Revisiting the Wikipedia "notability" issue.2014/9/10

I’ve recently reread the 'notability' guidelines on Wikipedia (I see that I had discussed this at length on June 27, 2007 here with respect to getting Wikipedia to cover the Paul Rosenfels Community).  In practice, to a writer on the Internet, notability is important because it means that Wikipedia can justify a separate article on the writer (beyond just a stub).

And, yes, with three (self-published) books in my 'Do Ask, Do Tell' series, I feel that I 'deserve' a Wikipedia page.  If someone wants to write one, have at it.  I guess I need to pimp myself out to get one.

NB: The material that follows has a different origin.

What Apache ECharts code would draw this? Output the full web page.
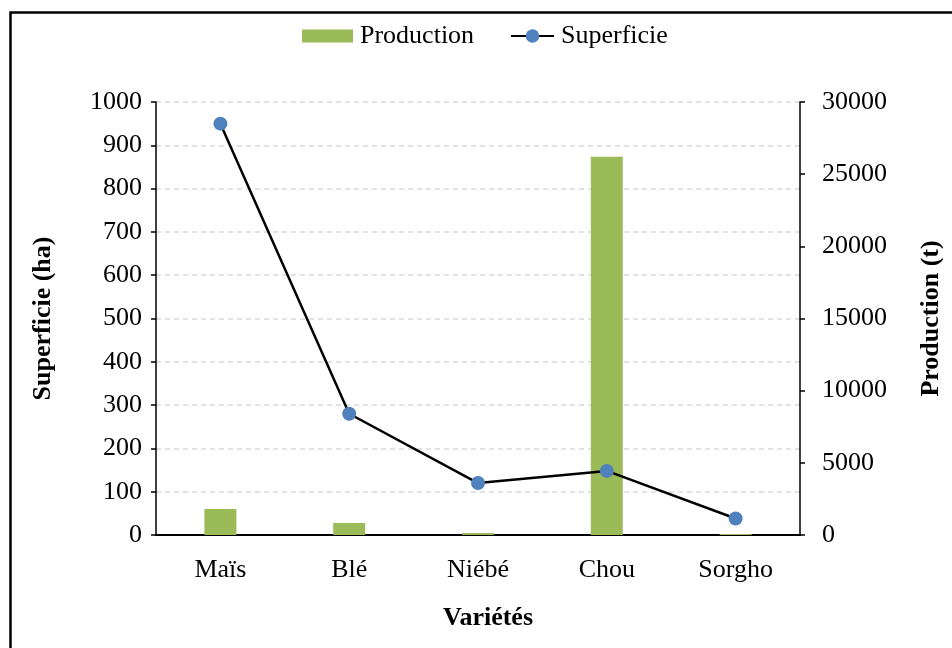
<!DOCTYPE html>
<html>
<head>
<meta charset="utf-8">
<script src="https://cdn.jsdelivr.net/npm/echarts@6/dist/echarts.min.js"></script>
<style>
html,body{margin:0;padding:0;background:#fff;}
#chart{width:952px;height:648px;}
</style>
</head>
<body>
<div id="chart"></div>
<script>
const categories = ['Maïs', 'Blé', 'Niébé', 'Chou', 'Sorgho'];
const production = [1800, 830, 140, 26200, 70];   // t (right axis)
const superficie = [950, 280, 120, 148, 38];      // ha (left axis)

const FONT = '"Liberation Serif", "Times New Roman", serif';
const plain = v => String(v);
const chart = echarts.init(document.getElementById('chart'), null, {renderer: 'canvas'});
chart.setOption({
  animation: false,
  backgroundColor: '#fff',
  textStyle: {fontFamily: FONT},
  graphic: [{
    type: 'rect', silent: true, z: 100,
    shape: {x: 10.5, y: 12.5, width: 960, height: 660},
    style: {fill: 'none', stroke: '#000', lineWidth: 2.5}
  }],
  legend: [{
    top: 18, left: 297,
    itemWidth: 51, itemHeight: 13, icon: 'rect',
    textStyle: {fontFamily: FONT, fontSize: 26, color: '#000', padding: [0, 0, 0, 2]},
    data: ['Production']
  }, {
    top: 18, left: 505,
    itemWidth: 43, itemHeight: 17,
    textStyle: {fontFamily: FONT, fontSize: 26, color: '#000', padding: [0, 0, 0, 2]},
    data: ['Superficie']
  }],
  grid: {left: 156, right: 152, top: 102, bottom: 113},
  xAxis: {
    type: 'category', data: categories,
    axisLine: {lineStyle: {color: '#000', width: 2}},
    axisTick: {show: false},
    axisLabel: {fontFamily: FONT, fontSize: 26, color: '#000', margin: 22},
    name: 'Variétés', nameLocation: 'middle', nameGap: 70,
    nameTextStyle: {fontFamily: FONT, fontSize: 26, fontWeight: 'bold', color: '#000', padding: [0, 0, 0, 20]}
  },
  yAxis: [{
    type: 'value', min: 0, max: 1000, interval: 100, position: 'left',
    axisLine: {show: true, lineStyle: {color: '#000', width: 1.5}},
    axisTick: {show: true, length: 5, lineStyle: {color: '#000', width: 1.5}},
    axisLabel: {fontFamily: FONT, fontSize: 26, color: '#000', margin: 14, formatter: plain},
    splitLine: {show: true, lineStyle: {color: '#d9d9d9', type: [5, 4], width: 1.5}},
    name: 'Superficie (ha)', nameLocation: 'middle', nameGap: 100, nameRotate: 90,
    nameTextStyle: {fontFamily: FONT, fontSize: 26, fontWeight: 'bold', color: '#000'}
  }, {
    type: 'value', min: 0, max: 30000, interval: 5000, position: 'right',
    axisLine: {show: true, lineStyle: {color: '#000', width: 1.5}},
    axisTick: {show: true, length: 5, lineStyle: {color: '#000', width: 1.5}},
    axisLabel: {fontFamily: FONT, fontSize: 26, color: '#000', margin: 22, formatter: plain},
    splitLine: {show: false},
    name: 'Production (t)', nameLocation: 'middle', nameGap: 118, nameRotate: 90,
    nameTextStyle: {fontFamily: FONT, fontSize: 26, fontWeight: 'bold', color: '#000'}
  }],
  series: [{
    name: 'Production', type: 'bar', yAxisIndex: 1,
    data: production, barWidth: 32,
    itemStyle: {color: '#9bbb59'}
  }, {
    name: 'Superficie', type: 'line', yAxisIndex: 0,
    data: superficie,
    symbol: 'circle', symbolSize: 14,
    itemStyle: {color: '#4f81bd'},
    lineStyle: {color: '#000', width: 2.5}
  }]
});
</script>
</body>
</html>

I do have a very large number of search engine matches, and fair volume of hits on most of the blogs (the best seems to be with movie reviews, and with coverage of television crime stories).  And I get a lot of email, some of it spam of course, but some of it requests to review books (often self-published) and some new films.  I do get regular samples (mostly private Vimeo links) to review new films from Strand Releasing and some other indie distributors (like Breaking Glass).  I actually do most of the films.  Many of the books are too 'specialized' or too 'partisan' (toward one group's special needs) for me to have time to do, and I normally don’t review children’s books except when some unusual point is to be made.  (A lot of the books seem to be sci-fi fantasies based on bizarre premises that offer the authors opportunities for plot manipulation.)

Getting others to make hits on your sites and contact you with review offers (which is a sign that 'you' have some backbone 'political' influence on issues over time) is a long way from what Wikipedia needs for notability. It says it needs to find commentary on your work in general media without attempts by 'you' to encourage it – that is, independent news coverage.  (I wonder if the analytics (from Urchin or similar packages as with Google Abalytics) in terms of bounce rates matters to notability.)

Self-publishing companies sometimes try to sell 'review' services or sell big public relations services (sometimes costing about $20000) to increase exposure for 'new' authors.  But this would seem not to “count” either.

  
What do you know, I found a story about me at Broadway Books, here.

And the Paul Rosenfels Community, here (an excerpt from my first book, describing my experience at the Ninth Street Center in the 1970s).  

  
Notability does not imply moral virtue.  People who do very bad things (criminals) have Wikipedia pages just for them.  We don’t want that.  Furthermore, given the recent abuse by “ISIS”, the way social media can be abused to recruit disturbed and impressionable young men who want 'glory' raises more moral questions.